Data listing:
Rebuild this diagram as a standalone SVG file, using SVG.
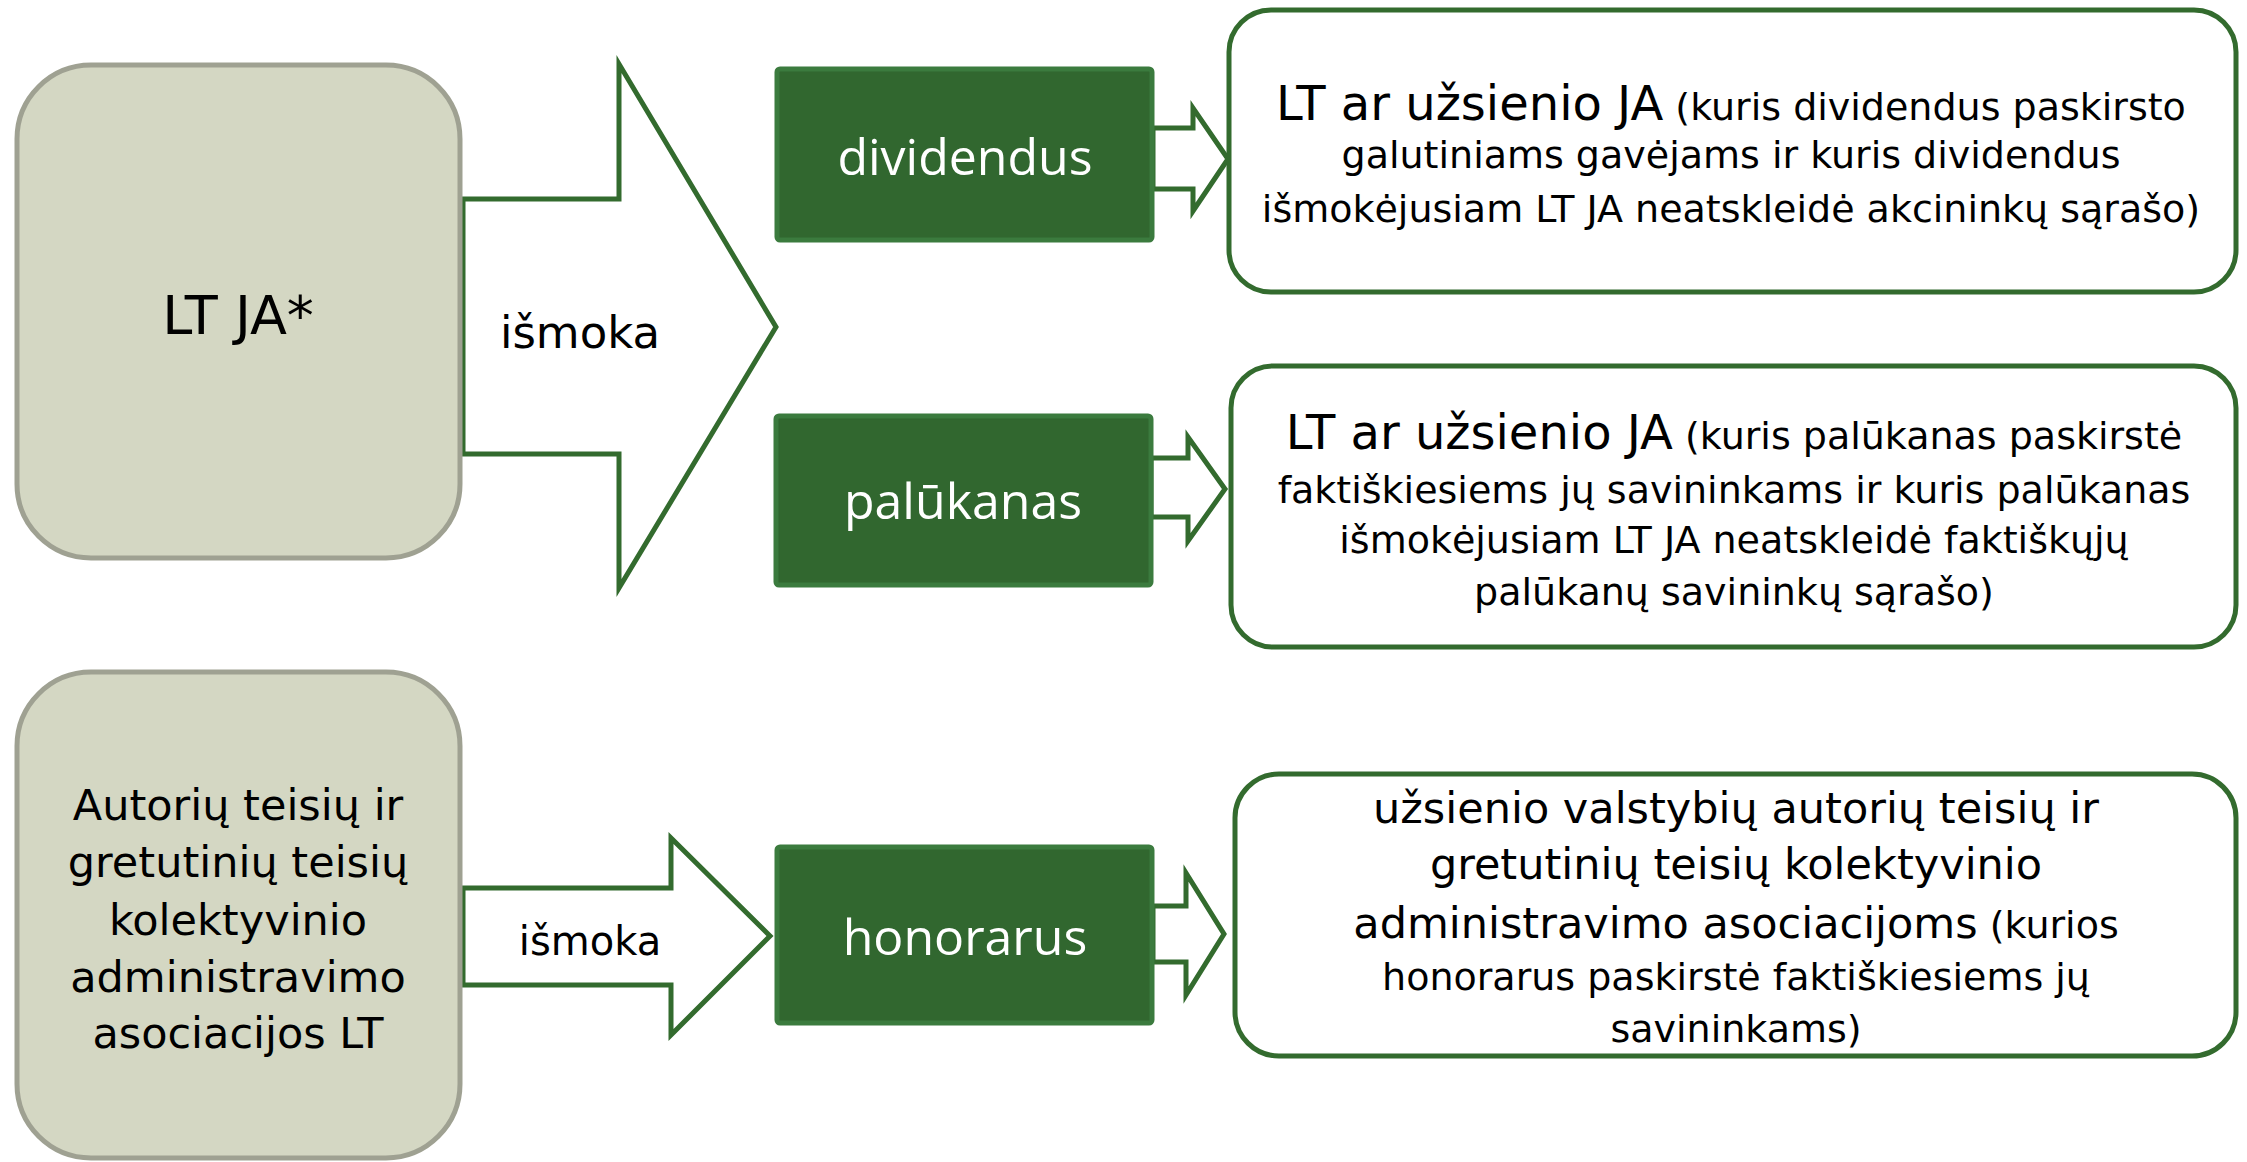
<svg xmlns="http://www.w3.org/2000/svg" width="2247" height="1162" viewBox="0 0 2247 1162">
<style>
.src{fill:#d4d7c3;stroke:#9fa192;stroke-width:5}
.pay{fill:#31672f;stroke:#3b7b3e;stroke-width:5}
.dst{fill:#ffffff;stroke:#336b2e;stroke-width:5}
.arr{fill:#ffffff;stroke:#336b2e;stroke-width:5;stroke-linejoin:miter}
.t{font-family:"DejaVu Sans",Verdana,sans-serif;fill:#000;text-anchor:middle}
.w{font-family:"Open Sans","Noto Sans",sans-serif;fill:#fff;text-anchor:middle;font-size:50px}
</style>
<rect width="2247" height="1162" fill="#ffffff"/>
<g id="connectors">
<polygon class="arr" points="463,199 619,199 619,64 776,327 619,588 619,454 463,454"/>
<polygon class="arr" points="463,888 671,888 671,838 770,936 671,1035 671,985 463,985"/>
<polygon class="arr" points="1153,128 1193,128 1193,108 1228,159 1193,211 1193,189 1153,189"/>
<polygon class="arr" points="1151,458 1188,458 1188,437 1225,489 1188,541 1188,517 1151,517"/>
<polygon class="arr" points="1153,906 1186,906 1186,873 1224,934 1186,995 1186,962 1153,962"/>
</g>
<g id="node-ltja">
<rect class="src" x="17" y="65" width="443" height="493" rx="74"/>
<text class="t" x="238" y="334" font-size="54">LT JA*</text>
</g>
<g id="node-asoc">
<rect class="src" x="17" y="672" width="443" height="486" rx="74"/>
<text class="t" font-size="43"><tspan x="238" y="820">Autorių teisių ir</tspan><tspan x="238" y="877">gretutinių teisių</tspan><tspan x="238" y="935">kolektyvinio</tspan><tspan x="238" y="992">administravimo</tspan><tspan x="238" y="1048">asociacijos LT</tspan></text>
</g>
<g id="label-ismoka1"><text class="t" x="580" y="348" font-size="45">išmoka</text></g>
<g id="label-ismoka2"><text class="t" x="590" y="955" font-size="40">išmoka</text></g>
<g id="node-dividendus">
<rect class="pay" x="777" y="69" width="375" height="171" rx="3"/>
<text class="w" x="965" y="175">dividendus</text>
</g>
<g id="node-palukanas">
<rect class="pay" x="776" y="416" width="375" height="169" rx="3"/>
<text class="w" x="963" y="519">palūkanas</text>
</g>
<g id="node-honorarus">
<rect class="pay" x="777" y="847" width="375" height="176" rx="3"/>
<text class="w" x="965" y="955">honorarus</text>
</g>
<g id="node-ja1">
<rect class="dst" x="1229" y="10" width="1007" height="282" rx="42"/>
<text class="t" x="1731" y="120"><tspan font-size="48">LT ar užsienio JA</tspan><tspan font-size="38"> (kuris dividendus paskirsto</tspan></text>
<text class="t" font-size="38"><tspan x="1731" y="168">galutiniams gavėjams ir kuris dividendus</tspan><tspan x="1731" y="222">išmokėjusiam LT JA neatskleidė akcininkų sąrašo)</tspan></text>
</g>
<g id="node-ja2">
<rect class="dst" x="1231" y="366" width="1005" height="281" rx="42"/>
<text class="t" x="1734" y="449"><tspan font-size="48">LT ar užsienio JA</tspan><tspan font-size="38"> (kuris palūkanas paskirstė</tspan></text>
<text class="t" font-size="38"><tspan x="1734" y="503">faktiškiesiems jų savininkams ir kuris palūkanas</tspan><tspan x="1734" y="553">išmokėjusiam LT JA neatskleidė faktiškųjų</tspan><tspan x="1734" y="605">palūkanų savininkų sąrašo)</tspan></text>
</g>
<g id="node-asoc-foreign">
<rect class="dst" x="1235" y="774" width="1001" height="282" rx="44"/>
<text class="t" font-size="43"><tspan x="1736" y="823">užsienio valstybių autorių teisių ir</tspan><tspan x="1736" y="879">gretutinių teisių kolektyvinio</tspan></text>
<text class="t" x="1736" y="938"><tspan font-size="43">administravimo asociacijoms</tspan><tspan font-size="38"> (kurios</tspan></text>
<text class="t" font-size="38"><tspan x="1736" y="990">honorarus paskirstė faktiškiesiems jų</tspan><tspan x="1736" y="1042">savininkams)</tspan></text>
</g>
</svg>
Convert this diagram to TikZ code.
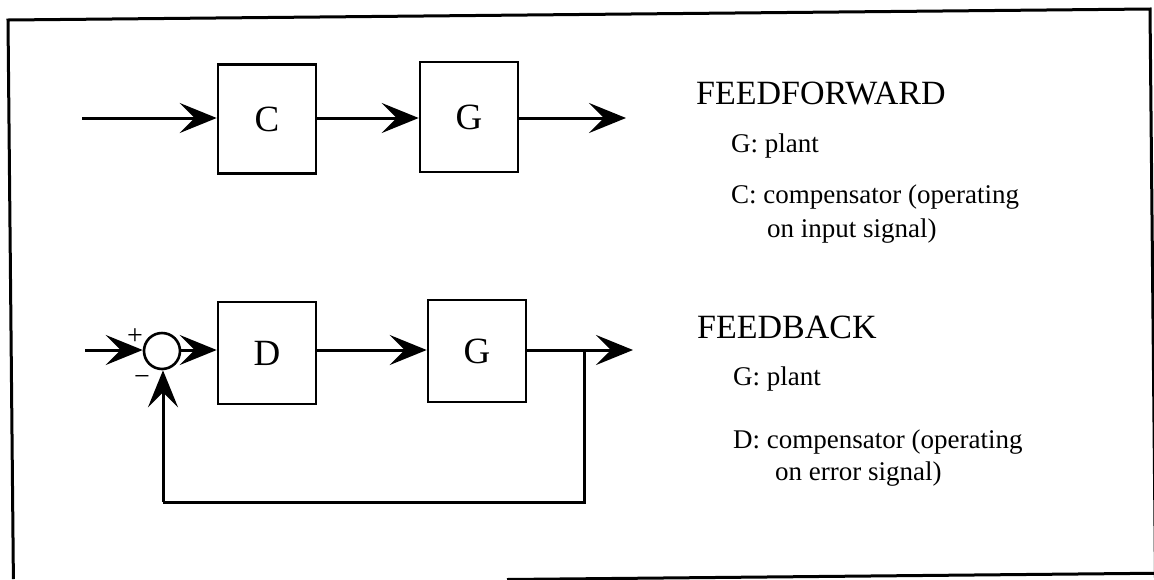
\documentclass[tikz,border=0pt]{standalone}
\usepackage{fontspec}
\setmainfont{Liberation Serif}
\usetikzlibrary{arrows.meta}
\begin{document}
\begin{tikzpicture}[x=1pt,y=-1pt,
  blockbox/.style={draw, line width=2.6pt, minimum width=98pt, minimum height=106pt,
    inner sep=0pt, font=\fontsize{37}{42}\selectfont},
  sumnode/.style={draw, circle, line width=2.6pt, minimum size=36pt, inner sep=0pt},
  signal/.style={line width=3pt, -{Stealth[length=37pt,width=30pt,inset=15pt]}},
  wire/.style={line width=3pt},
  sign/.style={inner sep=0pt, font=\fontsize{28}{30}\selectfont},
  heading/.style={anchor=base west, inner sep=0pt, font=\fontsize{34}{38}\selectfont},
  note/.style={anchor=base west, inner sep=0pt, font=\fontsize{27}{32}\selectfont},
  framestyle/.style={line width=3pt}]
\useasboundingbox (0,0) rectangle (1154,579);
\clip (0,0) rectangle (1154,579);

% slightly skewed outer frame
\draw[framestyle] (13.4,579) -- (8,20) -- (1150,9) -- (1155.5,579);
\draw[framestyle] (507,579.5) -- (1160,573.2);

% feedforward loop
\coordinate (in1) at (82,118);
\node[blockbox, minimum height=109pt] (C) at (267,119) {C};
\node[blockbox, minimum height=110pt] (G1) at (469,117) {G};
\coordinate (out1) at (626,118);
\draw[signal] (in1) -- (in1 -| C.west);
\draw[signal] (in1 -| C.east) -- (in1 -| G1.west);
\draw[signal] (in1 -| G1.east) -- (out1);

% feedback loop
\coordinate (in2) at (85,350);
\node[sumnode] (S) at (162,351) {};
\node[blockbox, minimum height=102pt] (D) at (267,353) {D};
\node[blockbox, minimum height=102pt] (G2) at (477,351) {G};
\coordinate (out2) at (633,350);
\coordinate (br) at (584,350);
\coordinate (fb) at (163,502);
\draw[signal] (in2) -- (in2 -| S.west);
\draw[signal] (in2 -| S.east) -- (in2 -| D.west);
\draw[signal] (in2 -| D.east) -- (in2 -| G2.west);
\draw[signal] (in2 -| G2.east) -- (out2);
\draw[wire] (br) |- (fb);
\draw[signal] (fb) -- (fb |- S.south);
\node[sign] (plus) at (135,337) {+};
\node[sign] (minus) at (142,380) {−};

% legend texts
\node[heading] (ffh) at (696,104) {FEEDFORWARD};
\node[note] (ffg) at (731,152) {G: plant};
\node[note] (ffc) at (731,203) {C: compensator (operating};
\node[note] (ffc2) at (767,237) {on input signal)};
\node[heading] (fbh) at (697,338) {FEEDBACK};
\node[note] (fbg) at (733,385) {G: plant};
\node[note] (fbd) at (733,448) {D: compensator (operating};
\node[note] (fbd2) at (775,480) {on error signal)};
\end{tikzpicture}
\end{document}
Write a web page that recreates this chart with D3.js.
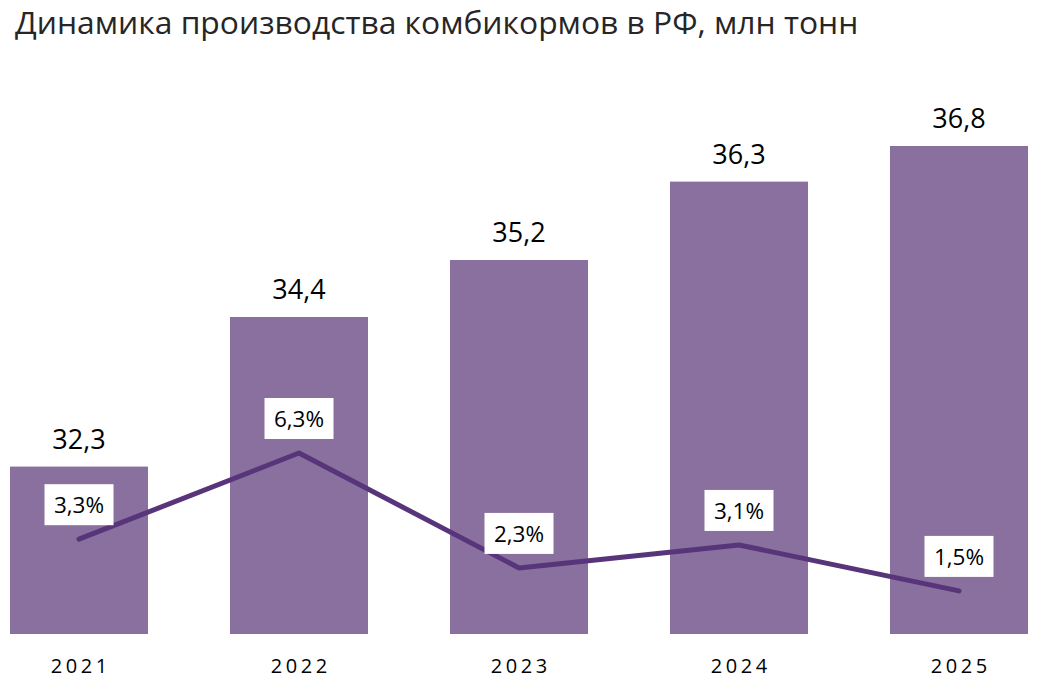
<!DOCTYPE html>
<html><head><meta charset="utf-8">
<script src="https://cdn.jsdelivr.net/npm/d3@7/dist/d3.min.js"></script>
<style>
html,body{margin:0;padding:0;background:#fff;}
svg{display:block;font-family:"Open Sans",sans-serif;}
</style></head>
<body>
<svg id="c" width="1037" height="689"></svg>
<script>
const title = "Динамика производства комбикормов в РФ, млн тонн";
const years = ["2021","2022","2023","2024","2025"];
const volumes = [32.3, 34.4, 35.2, 36.3, 36.8];
const growth = [3.3, 6.3, 2.3, 3.1, 1.5];

const fmt = v => String(v).replace(".", ",");
const svg = d3.select("#c");

const x = d3.scaleBand().domain(years).range([-31, 1069]).paddingInner(0.3727).paddingOuter(0.1864);
const y = d3.scaleLinear().domain([29.95, 36.8]).range([634, 146]);
const y2 = d3.scaleLinear().domain([0, 6.3]).range([634, 453]);

svg.append("text").attr("x", 15).attr("y", 34)
  .attr("font-size", 31.8).attr("fill", "#262626").text(title);

svg.append("g").selectAll("rect").data(years).join("rect")
  .attr("x", d => x(d)).attr("width", x.bandwidth())
  .attr("y", (d,i) => y(volumes[i])).attr("height", (d,i) => y.range()[0] - y(volumes[i]))
  .attr("fill", "#8a709e");

svg.append("g").selectAll("text").data(years).join("text")
  .attr("x", d => x(d) + x.bandwidth()/2).attr("y", (d,i) => y(volumes[i]) - 18)
  .attr("text-anchor", "middle").attr("font-size", 27).attr("fill", "#000")
  .text((d,i) => fmt(volumes[i]));

const xAxis = svg.append("g").attr("transform", "translate(0,634)")
  .call(d3.axisBottom(x).tickSize(0).tickPadding(0));
xAxis.select(".domain").remove();
xAxis.selectAll("text").attr("y", 39).attr("dy", 0).attr("font-size", 20)
  .attr("font-family", '"Open Sans",sans-serif').attr("fill", "#000")
  .attr("letter-spacing", "3.6px").attr("dx", "1.8px");

const line = d3.line().x((d,i) => x(years[i]) + x.bandwidth()/2).y(d => y2(d));
svg.append("path").datum(growth).attr("d", line)
  .attr("fill", "none").attr("stroke", "#58357b").attr("stroke-width", 5)
  .attr("stroke-linecap", "round").attr("stroke-linejoin", "round");

const lab = svg.append("g").selectAll("g").data(growth).join("g")
  .attr("transform", (d,i) => `translate(${x(years[i]) + x.bandwidth()/2},${y2(d)})`);
lab.append("rect").attr("x", -34.5).attr("y", -55).attr("width", 69).attr("height", 41).attr("fill", "#fff");
lab.append("text").attr("y", -26).attr("text-anchor", "middle").attr("font-size", 22.5)
  .attr("fill", "#000").text(d => fmt(d) + "%");
</script>
</body></html>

What the task requires: Review the preceding data and report every line that includes the string "diagram".

Answer to this exercise:
Rebuild this diagram as a standalone SVG file, using SVG.
Convert this diagram to TikZ code.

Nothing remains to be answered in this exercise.